The energy impulse can also be derived by taking the deriviatve of the energy of a moving particle, e.g. $$ I = \frac{d(\gamma m c^2)}{dt} = \gamma^3\frac{v}{c^2}c^2 m a dt = f^3 v m a \, dt $$

Comparing now shows that for an acceleration in a straight line we have $$ F = \frac{d p}{dt}, $$ with $$ p = \gamma m v $$

So we derived Newtons second law using $$ F = \frac{d p}{ dt} $$

Which implies that the Lagrangian toolbox (which assumes this law) and the associate toolbox can be used.

It feels more natural and basic to postulate that Newton's second law though and use the Lagrangian machinery in other answers this imply that the underlying force hinted at should be Lorenz invariant.

Answer 6

All of the prior answers are correct, however they are not Einstein's way of motivating relativistic mechanics. Whenever I don't find a sufficient answer for the motivation of a physical theory, I find it best to find the pioneer's original publishing of the theory; it provides extremely useful insight into their motivations. Often in modern teachings, material is presented in a diluted, hind-sight biased formulation that, while efficient and well-motivated from a modern perspective, often lacks the original insights to the theory.

Here are three papers.
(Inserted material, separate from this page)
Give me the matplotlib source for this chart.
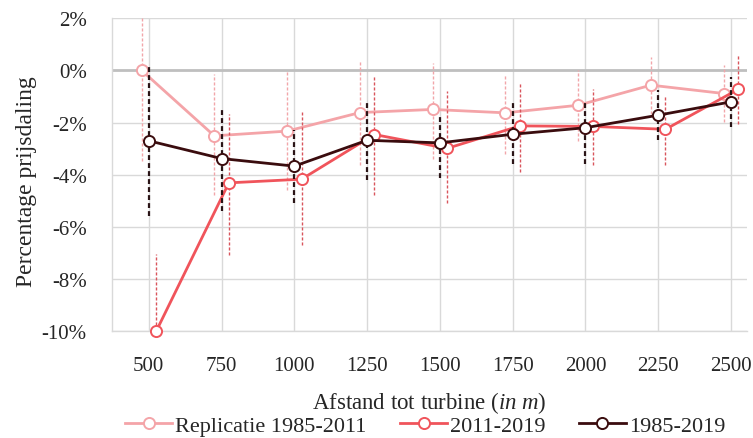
import matplotlib
matplotlib.use('Agg')
import matplotlib.pyplot as plt
from matplotlib.lines import Line2D
import numpy as np

# ---- data ----
distances = ['500', '750', '1000', '1250', '1500', '1750', '2000', '2250', '2500']

rep_vals = [0.0, -2.51, -2.33, -1.62, -1.50, -1.63, -1.34, -0.57, -0.89]
rep_hi   = [2.0, -0.13, 0.0, 0.38, 0.26, -0.19, 0.0, 0.51, 0.19]
rep_lo   = [-3.49, -4.78, -4.60, -3.63, -3.38, -3.19, -2.70, -1.66, -1.97]

s1119_vals = [-10.0, -4.31, -4.17, -2.46, -2.99, -2.13, -2.15, -2.26, -0.73]
s1119_hi   = [-7.05, -1.66, -1.59, -0.21, -0.80, -0.44, -0.70, -0.96, 0.64]
s1119_lo   = [-13.0, -7.07, -6.69, -4.78, -5.10, -3.89, -3.63, -3.63, -2.04]

s8519_vals = [-2.70, -3.38, -3.67, -2.68, -2.78, -2.45, -2.20, -1.72, -1.21]
s8519_hi   = [0.13, -1.40, -2.30, -1.15, -1.66, -1.21, -1.15, -0.76, -0.25]
s8519_lo   = [-5.57, -5.40, -5.10, -4.20, -4.14, -3.57, -3.57, -2.68, -2.17]

labels = ['Replicatie 1985-2011', '2011-2019', '1985-2019']
yticks = [2, 0, -2, -4, -6, -8, -10]

plt.rcParams['font.family'] = ['Liberation Serif', 'DejaVu Serif']
plt.rcParams['mathtext.fontset'] = 'custom'
plt.rcParams['mathtext.rm'] = 'Liberation Serif'
plt.rcParams['mathtext.it'] = 'Liberation Serif:italic'

fig = plt.figure(figsize=(7.53, 4.39), dpi=100)
ax = fig.add_axes([0.1483, 0.2426, 0.8437, 0.7141])

x = np.arange(len(distances))

series = [
    (rep_vals, rep_lo, rep_hi, -0.1, '#F4A4A8', '#F2A6AA', 1.0, 2),
    (s1119_vals, s1119_lo, s1119_hi, 0.1, '#F0545B', '#D9555C', 1.0, 3),
    (s8519_vals, s8519_lo, s8519_hi, 0.0, '#3A0C0E', '#2A1416', 1.6, 4),
]

for vals, lo, hi, off, col, ecol, elw, z in series:
    v = np.array(vals); l = np.array(lo); h = np.array(hi)
    xs = x + off
    eb = ax.errorbar(xs, v, yerr=[v - l, h - v], fmt='none', ecolor=ecol,
                     elinewidth=elw, capsize=0, zorder=z)
    for lc in eb[2]:
        lc.set_linestyle((0, (2.2, 1.4)))
    ax.plot(xs, v, color=col, lw=2.0, marker='o', markersize=8,
            markerfacecolor='white', markeredgecolor=col, markeredgewidth=1.4,
            zorder=z + 0.5, clip_on=False)

ax.set_xlim(-0.51, 8.22)
ax.set_ylim(-10, 2)
ax.set_xticks(x)
ax.set_xticklabels(distances)
ax.set_yticks(yticks)
ax.set_yticklabels([f'{t}%' for t in yticks])
ax.tick_params(axis='both', length=0, labelsize=15, colors='#262626')
ax.tick_params(axis='y', pad=18)
ax.tick_params(axis='x', pad=18)

ax.grid(True, color='#D9D9D9', lw=1.0, zorder=0)
ax.set_axisbelow(True)
ax.axhline(0, color='#BFBFBF', lw=2.0, zorder=1)
for s in ['top', 'right']:
    ax.spines[s].set_visible(False)
for s in ['left', 'bottom']:
    ax.spines[s].set_color('#D9D9D9')
    ax.spines[s].set_linewidth(1.0)

ax.set_xlabel('Afstand tot turbine $\\mathit{(in\\ m)}$', fontsize=16.5, color='#262626')
ax.xaxis.set_label_coords(0.5, -0.185)
ax.set_ylabel('Percentage prijsdaling', fontsize=17, color='#262626')
ax.yaxis.set_label_coords(-0.118, 0.48)

handles = [Line2D([], [], color=c, lw=2.0, marker='o', markersize=8,
                  markerfacecolor='white', markeredgecolor=c, markeredgewidth=1.4)
           for c in ['#F4A4A8', '#F0545B', '#3A0C0E']]
fig.legend(handles, labels, loc='center', bbox_to_anchor=(0.565, 0.028), ncol=3,
           frameon=False, fontsize=16, handlelength=2.1, handletextpad=0.15,
           columnspacing=1.5, labelcolor='#262626')

fig.savefig('out.png', dpi=100)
The first is Einstein's original derivation of the mass-energy equivalence from 1905 (just click the image of the paper).

Einstein's Original 1905 $E=mc^2$ Paper

This doesn't contain anything of relativistic mechanics, however, it is only 3 pages, and it sets up his 1935 updated derivation of this principle, in which he intrinsically derives a justification for relativistic momentum from physical and mathematical plausibility arguments.

The third paper is a review paper that discuss the latter paper. I provided it because it gives a guided, condensed version of Einstein's second paper. It's a good reference in case you get stuck within Einstein's original papers.

Einstein 1935, Elementary derivation of the equivalence of mass and energy

Einstein’s 1935 Derivation of $E=mc^2$ - by Francisco Flores

I hope this helped! I would HIGHLY recommend finding original papers if you can when you want the pioneer's original motivations.